Category Archives: india

My Yoga Challenge

I love yoga.Yoga

I started yoga later in life than I wish I had and when I did, I simply fell in love.

It helped that I had an awesome instructor and developed a virtually break-free habit.

It helped that my yoga tutor showed up at my doorstep at 6 a.m. most mornings.

It helped that I had a yoga buddy.

It helped that I was in the birth country of yoga and had promised myself that I would learn something new during my temporary two years there.

And then I returned back home to the USA.
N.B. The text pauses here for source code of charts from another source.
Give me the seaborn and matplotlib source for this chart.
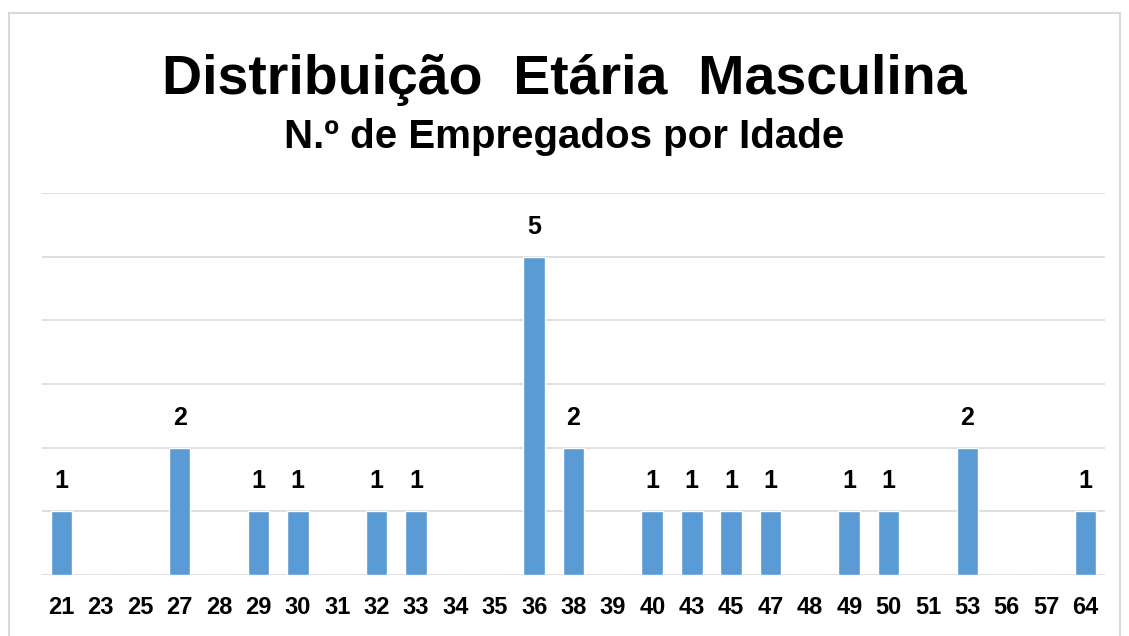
import matplotlib
matplotlib.use("Agg")
import matplotlib.pyplot as plt
import seaborn as sns
import pandas as pd
from matplotlib.patches import Rectangle

idades = ["21", "23", "25", "27", "28", "29", "30", "31", "32", "33", "34", "35", "36", "38",
          "39", "40", "43", "45", "47", "48", "49", "50", "51", "53", "56", "57", "64"]
empregados = [1, 0, 0, 2, 0, 1, 1, 0, 1, 1, 0, 0, 5, 2,
              0, 1, 1, 1, 1, 0, 1, 1, 0, 2, 0, 0, 1]

data = pd.DataFrame({"Idade": idades, "Empregados": empregados})

sns.set_style("white")
plt.rcParams['font.family'] = ['Liberation Sans', 'DejaVu Sans']

fig = plt.figure(figsize=(11.29, 6.36), dpi=100)
ax = fig.add_axes([0.037, 0.096, 0.942, 0.6005])

sns.barplot(data=data, x="Idade", y="Empregados", color="#5b9bd5", width=0.55,
            saturation=1, ax=ax, zorder=3)

for i, v in enumerate(empregados):
    if v > 0:
        ax.text(i, v + 0.47, str(v), ha="center", va="center", fontsize=18,
                fontweight="bold", color="black")

ax.set_ylim(0, 6)
ax.set_xlim(-0.5, len(idades) - 0.5)
ax.set_yticks(range(0, 7))
ax.set_yticklabels([])
ax.tick_params(axis="y", length=0)
ax.tick_params(axis="x", length=0, pad=15)
for lbl in ax.get_xticklabels():
    lbl.set_fontsize(17)
    lbl.set_fontweight("bold")
    lbl.set_color("black")
ax.grid(axis="y", color="#d9d9d9", linewidth=1.2, zorder=0)
ax.set_xlabel("")
ax.set_ylabel("")
for s in ax.spines.values():
    s.set_visible(False)

fig.text(0.5, 0.874, "Distribuição  Etária  Masculina", ha="center", va="center",
         fontsize=40, fontweight="bold", color="black")
fig.text(0.5, 0.784, "N.º de Empregados por Idade", ha="center", va="center",
         fontsize=29, fontweight="bold", color="black")

fig.patches.append(Rectangle((0.008, -0.01), 0.984, 0.989, transform=fig.transFigure,
                             fill=False, edgecolor="#d9d9d9", linewidth=1.5))

fig.savefig("out.png", dpi=100)
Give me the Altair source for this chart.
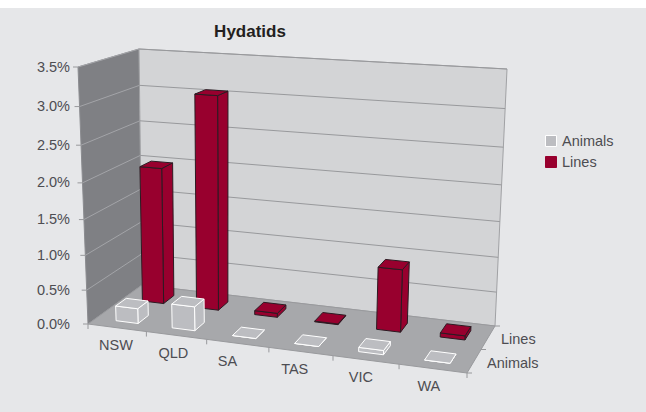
import altair as alt
import pandas as pd

W, H = 646, 412

# Chart values (percent of tested animals)
regions = ["NSW", "QLD", "SA", "TAS", "VIC", "WA"]
lines_pct = [2.0, 3.05, 0.06, 0.01, 0.9, 0.06]
animals_pct = [0.22, 0.35, 0.0, 0.0, 0.06, 0.0]
depth_names = ["Animals", "Lines"]
y_ticks = [0.0, 0.5, 1.0, 1.5, 2.0, 2.5, 3.0, 3.5]

# Horizontal nudges along the front edge: category names, and bar rows in category units
region_nudge = [-1, -3, -10, -6, -5, -4]
bar_shift = [0.04, 0, 0, 0, 0, 0]

# Screen corners of the 3D box: (across, depth) at floor level and at the 3.5% level
FLOOR = {(0, 0): (88, 324), (1, 0): (467, 373), (0, 1): (142, 285), (1, 1): (495, 326)}
ROOF = {(0, 0): (78, 67), (1, 0): (478, 92), (0, 1): (139, 49), (1, 1): (507, 69)}
Y_MAX = 3.5
BAR_W, BAR_D = 0.38, 0.4
PERSPECTIVE = 0.1

CRIMSON = "#98002e"
ANIMAL = "#bcbdc1"
TEXT = "#4d4d52"
FONT = "Liberation Sans"


def foreshorten(s):
    """Spacing grows slightly toward the viewer and toward the top of the box."""
    return s * (1 + PERSPECTIVE * s) / (1 + PERSPECTIVE)


def project(u, v, h):
    """Map category position u (0-6), depth v (0-2) and a percentage h to screen units."""
    a, b, t = foreshorten(u / 6), v / 2, foreshorten(h / Y_MAX)
    out = []
    for k in (0, 1):
        floor = sum(FLOOR[(i, j)][k] * (a if i else 1 - a) * (b if j else 1 - b) for i in (0, 1) for j in (0, 1))
        roof = sum(ROOF[(i, j)][k] * (a if i else 1 - a) * (b if j else 1 - b) for i in (0, 1) for j in (0, 1))
        out.append(floor + (roof - floor) * t)
    return out


def polygon(rows, name, corners, **extra):
    for seq, (u, v, h) in enumerate(corners):
        x, y = project(u, v, h)
        rows.append({"poly": name, "seq": seq, "x": x, "y": y, **extra})


# Walls and floor
wall_rows = []
polygon(wall_rows, "left", [(0, 0, 0), (0, 2, 0), (0, 2, Y_MAX), (0, 0, Y_MAX)], fill="#7f8084", edge="#8b8c90")
polygon(wall_rows, "back", [(0, 2, 0), (6, 2, 0), (6, 2, Y_MAX), (0, 2, Y_MAX)], fill="#d3d4d6", edge="#a0a1a4")
polygon(wall_rows, "floor", [(0, 0, 0), (6, 0, 0), (6, 2, 0), (0, 2, 0)], fill="#a7a8ab", edge="#999a9d")

# Gridlines: pale across the dark left wall, darker across the back wall
grid_rows = []
for tick in y_ticks[1:]:
    for wall, colour, ends in [("left", "#a3a4a8", [(0, 0), (0, 2)]), ("back", "#98999c", [(0, 2), (6, 2)])]:
        for seq, (u, v) in enumerate(ends):
            x, y = project(u, v, tick)
            grid_rows.append({"line": f"{wall}-{tick}", "seq": seq, "x": x, "y": y, "colour": colour})

# Bars: back row first so the front row paints over it
bar_rows = []
for series, values, v_mid, edge, colour in [
    ("Lines", lines_pct, 1.5, "#2c1a22", CRIMSON),
    ("Animals", animals_pct, 0.5, "#ffffff", ANIMAL),
]:
    for i, val in enumerate(values):
        mid = i + 0.5 + bar_shift[i]
        u0, u1 = mid - BAR_W / 2, mid + BAR_W / 2
        v0, v1 = v_mid - BAR_D / 2, v_mid + BAR_D / 2
        tag = f"{series}-{i}"
        polygon(bar_rows, tag + "-side", [(u1, v0, 0), (u1, v1, 0), (u1, v1, val), (u1, v0, val)], colour=colour, edge=edge)
        polygon(bar_rows, tag + "-front", [(u0, v0, 0), (u1, v0, 0), (u1, v0, val), (u0, v0, val)], colour=colour, edge=edge)
        polygon(bar_rows, tag + "-top", [(u0, v0, val), (u1, v0, val), (u1, v1, val), (u0, v1, val)], colour=colour, edge=edge)

# Tick marks and their labels
TEXT_DROP = 1.5  # centres the glyphs on their anchor
tick_rows, label_rows = [], []
for tick in y_ticks:
    x, y = project(0, 0, tick)
    tick_rows.append({"x": x - 5, "y": y, "x2": x, "y2": y})
    label_rows.append({"x": 70, "y": y + 0.5, "text": f"{tick:.1f}%", "align": "right"})
for i in range(7):
    x, y = project(i, 0, 0)
    tick_rows.append({"x": x, "y": y, "x2": x, "y2": y + 5})
for i, name in enumerate(regions):
    x, y = project(i + 0.5, 0, 0)
    label_rows.append({"x": x + region_nudge[i], "y": y + 17 + TEXT_DROP, "text": name, "align": "center"})
for j in range(3):
    x, y = project(6, j, 0)
    tick_rows.append({"x": x, "y": y, "x2": x + 5, "y2": y})
for j, name in enumerate(depth_names):
    x, y = project(6, j + 0.5, 0)
    label_rows.append({"x": x + 13, "y": y + 1 + TEXT_DROP, "text": name, "align": "left"})

# Legend keys and names
legend_keys = pd.DataFrame({
    "x": [551, 551], "y": [141, 162], "colour": [ANIMAL, CRIMSON], "edge": ["#ffffff", CRIMSON],
})
for name, y in zip(depth_names, legend_keys["y"]):
    label_rows.append({"x": 562, "y": y + 0.5, "text": name, "align": "left"})

x_enc = alt.X("x:Q", scale=alt.Scale(domain=[0, W]), axis=None)
y_enc = alt.Y("y:Q", scale=alt.Scale(domain=[H, 0]), axis=None)

backdrop = alt.Chart(pd.DataFrame({"x": [0], "x2": [W], "y": [8], "y2": [H]})).mark_rect(color="#e6e7e9").encode(
    x=x_enc, x2="x2:Q", y=y_enc, y2="y2:Q"
)
walls = alt.Chart(pd.DataFrame(wall_rows)).mark_line(interpolate="linear-closed", strokeWidth=1).encode(
    x=x_enc, y=y_enc, order="seq:Q", detail="poly:N",
    fill=alt.Fill("fill:N", scale=None), stroke=alt.Stroke("edge:N", scale=None),
)
grid = alt.Chart(pd.DataFrame(grid_rows)).mark_line(strokeWidth=1).encode(
    x=x_enc, y=y_enc, order="seq:Q", detail="line:N", stroke=alt.Stroke("colour:N", scale=None)
)
bars = alt.Chart(pd.DataFrame(bar_rows)).mark_line(interpolate="linear-closed", strokeWidth=1).encode(
    x=x_enc, y=y_enc, order="seq:Q", detail="poly:N",
    fill=alt.Fill("colour:N", scale=None), stroke=alt.Stroke("edge:N", scale=None),
)
ticks = alt.Chart(pd.DataFrame(tick_rows)).mark_rule(color="#98999c", strokeWidth=1).encode(
    x=x_enc, x2="x2:Q", y=y_enc, y2="y2:Q"
)
keys = alt.Chart(legend_keys).mark_square(size=121, opacity=1, strokeWidth=1).encode(
    x=x_enc, y=y_enc, fill=alt.Fill("colour:N", scale=None), stroke=alt.Stroke("edge:N", scale=None),
)

# mark_text takes a single align per layer, so labels are split by alignment
label_df = pd.DataFrame(label_rows)
label_layers = [
    alt.Chart(label_df[label_df["align"] == side]).mark_text(
        font=FONT, fontSize=14.5, color=TEXT, baseline="middle", align=side
    ).encode(x=x_enc, y=y_enc, text="text:N")
    for side in ("right", "center", "left")
]
title = alt.Chart(pd.DataFrame({"x": [250], "y": [32], "text": ["Hydatids"]})).mark_text(
    font=FONT, fontSize=17, fontWeight="bold", color="#231f20", baseline="middle"
).encode(x=x_enc, y=y_enc, text="text:N")

chart = alt.layer(backdrop, walls, grid, bars, ticks, keys, *label_layers, title).properties(
    width=W, height=H, padding=0, autosize=alt.AutoSizeParams(type="none"), background="#ffffff"
).configure_view(stroke=None)

chart.save("out.html", embed_options={"renderer": "svg", "actions": False})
I just couldn’t get myself to practice yoga. There was no personal, home-based instructor. No yoga buddy, no pattern established, no inclination to start, too much travel, too transient a stay in a single place, too much work, yada, yada, yada…excuses upon excuses, they just kept multiplying.

I missed yoga like anything but couldn’t get myself to do anything about it. 😦

Enough is enough. I gave myself a talk a couple of months ago. One of those tough talks. Clearly my mind was messing with me. There would be no more excuses. No more BS. I was determined to start my yoga again and keep it going.

I set myself a new goal: Do a few minutes of yoga every day. Without fail. No weekend passes. No holidays.

It would be the first thing I did every morning. No matter where in the world I was.

That’s the nice thing about yoga – all you need is some floor space, a yoga mat or carpet, and you’ve got all the equipment you need to practice and practice well. Plus a pinch of determination to start the practice, and to keep it going.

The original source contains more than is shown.